Ok, so with this information in mind, there are a few things you can do in your post to have a better shot at ranking higher:
- Use the exact phrase – The currently #1 ranking post does not use the exact phrase once, so you can have the advantage there. Don’t keyword stuff, but at least use it in the title.
- Skyscraper – A very popular content tactic among SEO experts these days is the skyscraper technique. Essentially, find a high ranking post and write a similar post, but just make it 10x better. In this case, the post was only 735 words which means it wasn’t very in-depth. If you go deeper and make something that is long-form, you have a great shot at overtaking the #1 spot
- Semantic keywords – This post is a clear indication that Google values semantic keywords nearly as much (maybe just as much?) as exact match keywords.
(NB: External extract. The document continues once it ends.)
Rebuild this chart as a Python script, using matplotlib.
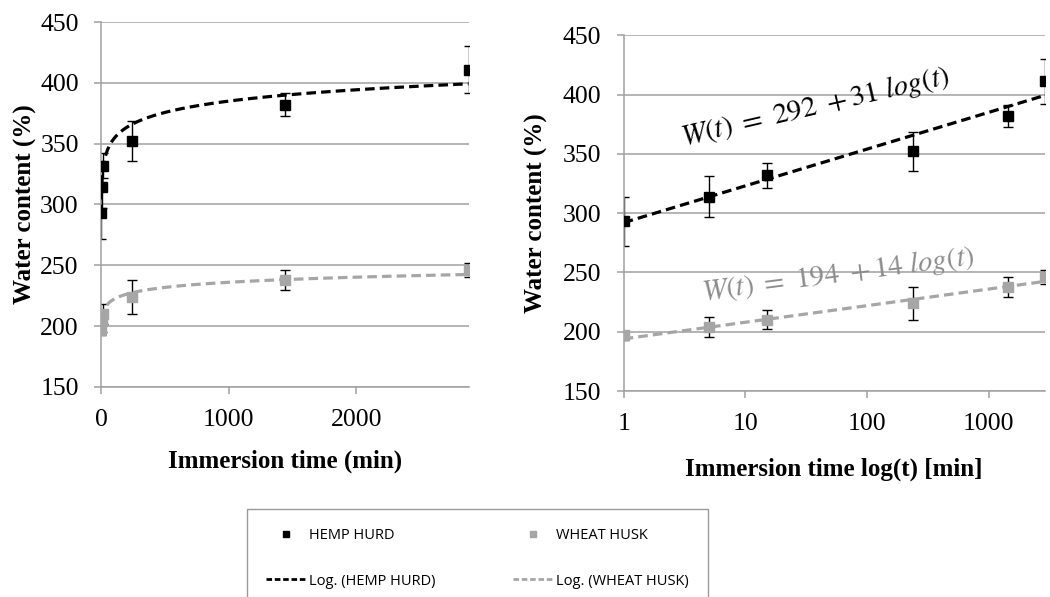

You can see that because the post doesn’t even have a single use of the main phrase, but is stuffed with semantically similar terms.
Ubersuggest for B2B Keyword Research: The Verdict
One word, awesome.
For a totally free tool to give you these kinds of actionable insights is unheard of.
To be able to get data on competitiveness, overall monthly searches, and suggested related keywords is just unbelievable.
Not to mention being able to see all the posts that rank for your keyword, along with all the other data.
It also looks like Neil might be planning to include some new features in the tool…
This could be a really cool feature – an engine that suggests content for you in order to help you rank higher? Hopefully, it is included free, but it’s certainly possible this feature will require some amount of money.